Task to complete:
Pictures in the data below are not part of the copy; transcribe everything else exactly.

Source excerpt:
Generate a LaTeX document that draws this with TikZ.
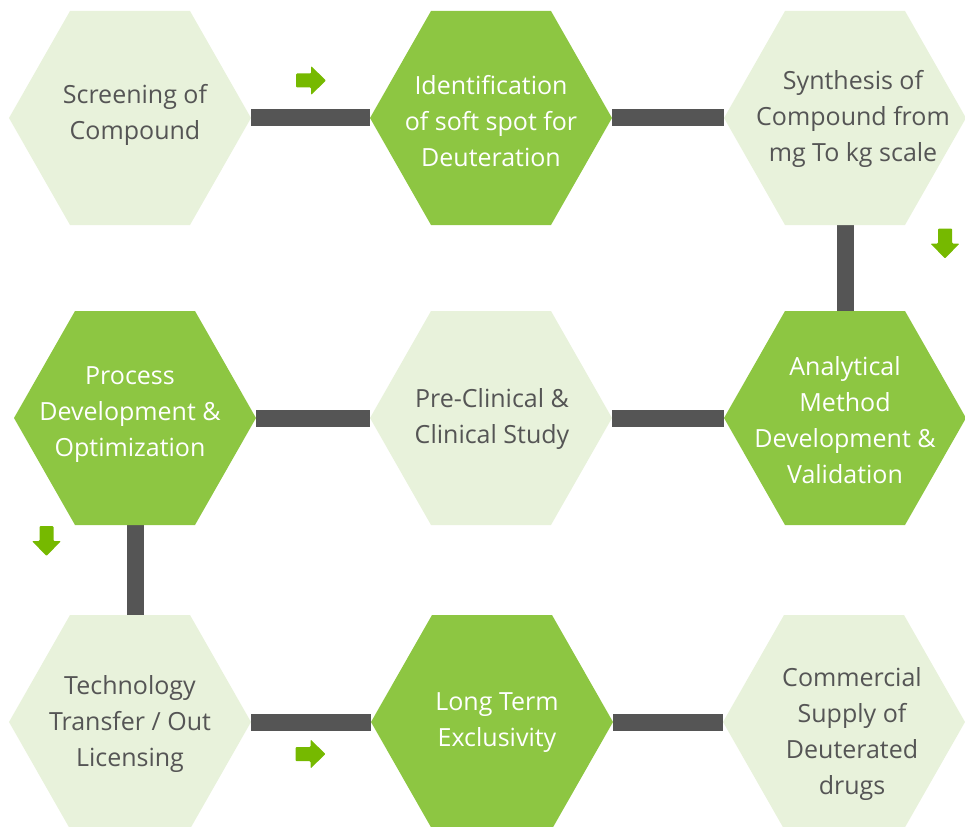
\documentclass[tikz,border=0pt]{standalone}
\usepackage{fontspec}
\setmainfont{Open Sans}
\usetikzlibrary{calc,backgrounds}
\definecolor{hexlight}{HTML}{E8F2DB}
\definecolor{hexdark}{HTML}{8DC642}
\definecolor{barcol}{HTML}{555555}
\definecolor{arrowcol}{HTML}{76B900}
\definecolor{txtgray}{HTML}{555555}
\begin{document}
\begin{tikzpicture}[x=1pt,y=-1pt,
  hexshape/.style={minimum width=242pt, minimum height=214pt, inner sep=0pt,
    path picture={\fill[#1] (path picture bounding box.west)
      -- ($(path picture bounding box.north west)+(61,0)$)
      -- ($(path picture bounding box.north east)+(-61,0)$)
      -- (path picture bounding box.east)
      -- ($(path picture bounding box.south east)+(-61,0)$)
      -- ($(path picture bounding box.south west)+(61,0)$) -- cycle;}},
  lighthex/.style={hexshape=hexlight},
  darkhex/.style={hexshape=hexdark},
  steptext/.style={align=center, inner sep=0pt, yshift=-2pt, font=\fontsize{25}{36}\selectfont},
  graytext/.style={steptext, text=txtgray},
  whitetext/.style={steptext, text=white},
  bar/.style={draw=barcol, line width=17pt},
  garrow/.pic={\fill[arrowcol, rounded corners=1pt] (-15,-7) -- (0,-7) -- (0,-14.5) -- (15,0) -- (0,14.5) -- (0,7) -- (-15,7) -- cycle;}
]
\useasboundingbox (0,0) rectangle (965,826);
% hexagon nodes
\node[lighthex] (h1) at (130,118) {};
\node[darkhex]  (h2) at (491,118) {};
\node[lighthex] (h3) at (845,118) {};
\node[darkhex]  (h4) at (135,418) {};
\node[lighthex] (h5) at (491,418) {};
\node[darkhex]  (h6) at (845,418) {};
\node[lighthex] (h7) at (130,722) {};
\node[darkhex]  (h8) at (492,722) {};
\node[lighthex] (h9) at (844,722) {};
% connectors, behind the hexagons
\begin{scope}[on background layer]
\draw[bar] (h1.east) -- (h2.west);
\draw[bar] (h2.east) -- (h3.west);
\draw[bar] (h3.south) -- (h6.north);
\draw[bar] (h4.east) -- (h5.west);
\draw[bar] (h5.east) -- (h6.west);
\draw[bar] (h4.south) -- (h4.south |- h7.north);
\draw[bar] (h7.east) -- (h8.west);
\draw[bar] (h8.east) -- (h9.west);
\end{scope}
% texts
\node[graytext]  (t1) at (135,113) {Screening of\\Compound};
\node[whitetext] (t2) at (491,119) {Identification\\of soft spot for\\Deuteration};
\node[graytext]  (t3) at (853,117) {Synthesis of\\Compound from\\mg To kg scale};
\node[whitetext] (t4) at (130,413) {Process\\Development \&\\Optimization};
\node[graytext]  (t5) at (492,417) {Pre-Clinical \&\\Clinical Study};
\node[whitetext] (t6) at (845,418) {Analytical\\Method\\Development \&\\Validation};
\node[graytext]  (t7) at (130,722) {Technology\\Transfer / Out\\Licensing};
\node[whitetext] (t8) at (497,721) {Long Term\\Exclusivity};
\node[graytext]  (t9) at (852,732) {Commercial\\Supply of\\Deuterated\\drugs};
% direction arrows
\pic at (311,80.5) {garrow};
\pic[rotate=-90] at (945,243.5) {garrow};
\pic[rotate=-90] at (46.5,541) {garrow};
\pic at (310.5,754) {garrow};
\end{tikzpicture}
\end{document}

Correct response:
Generate a LaTeX document that draws this with TikZ.
\documentclass[tikz,border=0pt]{standalone}
\usepackage{fontspec}
\setmainfont{Open Sans}
\usetikzlibrary{calc,backgrounds}
\definecolor{hexlight}{HTML}{E8F2DB}
\definecolor{hexdark}{HTML}{8DC642}
\definecolor{barcol}{HTML}{555555}
\definecolor{arrowcol}{HTML}{76B900}
\definecolor{txtgray}{HTML}{555555}
\begin{document}
\begin{tikzpicture}[x=1pt,y=-1pt,
  hexshape/.style={minimum width=242pt, minimum height=214pt, inner sep=0pt,
    path picture={\fill[#1] (path picture bounding box.west)
      -- ($(path picture bounding box.north west)+(61,0)$)
      -- ($(path picture bounding box.north east)+(-61,0)$)
      -- (path picture bounding box.east)
      -- ($(path picture bounding box.south east)+(-61,0)$)
      -- ($(path picture bounding box.south west)+(61,0)$) -- cycle;}},
  lighthex/.style={hexshape=hexlight},
  darkhex/.style={hexshape=hexdark},
  steptext/.style={align=center, inner sep=0pt, yshift=-2pt, font=\fontsize{25}{36}\selectfont},
  graytext/.style={steptext, text=txtgray},
  whitetext/.style={steptext, text=white},
  bar/.style={draw=barcol, line width=17pt},
  garrow/.pic={\fill[arrowcol, rounded corners=1pt] (-15,-7) -- (0,-7) -- (0,-14.5) -- (15,0) -- (0,14.5) -- (0,7) -- (-15,7) -- cycle;}
]
\useasboundingbox (0,0) rectangle (965,826);
% hexagon nodes
\node[lighthex] (h1) at (130,118) {};
\node[darkhex]  (h2) at (491,118) {};
\node[lighthex] (h3) at (845,118) {};
\node[darkhex]  (h4) at (135,418) {};
\node[lighthex] (h5) at (491,418) {};
\node[darkhex]  (h6) at (845,418) {};
\node[lighthex] (h7) at (130,722) {};
\node[darkhex]  (h8) at (492,722) {};
\node[lighthex] (h9) at (844,722) {};
% connectors, behind the hexagons
\begin{scope}[on background layer]
\draw[bar] (h1.east) -- (h2.west);
\draw[bar] (h2.east) -- (h3.west);
\draw[bar] (h3.south) -- (h6.north);
\draw[bar] (h4.east) -- (h5.west);
\draw[bar] (h5.east) -- (h6.west);
\draw[bar] (h4.south) -- (h4.south |- h7.north);
\draw[bar] (h7.east) -- (h8.west);
\draw[bar] (h8.east) -- (h9.west);
\end{scope}
% texts
\node[graytext]  (t1) at (135,113) {Screening of\\Compound};
\node[whitetext] (t2) at (491,119) {Identification\\of soft spot for\\Deuteration};
\node[graytext]  (t3) at (853,117) {Synthesis of\\Compound from\\mg To kg scale};
\node[whitetext] (t4) at (130,413) {Process\\Development \&\\Optimization};
\node[graytext]  (t5) at (492,417) {Pre-Clinical \&\\Clinical Study};
\node[whitetext] (t6) at (845,418) {Analytical\\Method\\Development \&\\Validation};
\node[graytext]  (t7) at (130,722) {Technology\\Transfer / Out\\Licensing};
\node[whitetext] (t8) at (497,721) {Long Term\\Exclusivity};
\node[graytext]  (t9) at (852,732) {Commercial\\Supply of\\Deuterated\\drugs};
% direction arrows
\pic at (311,80.5) {garrow};
\pic[rotate=-90] at (945,243.5) {garrow};
\pic[rotate=-90] at (46.5,541) {garrow};
\pic at (310.5,754) {garrow};
\end{tikzpicture}
\end{document}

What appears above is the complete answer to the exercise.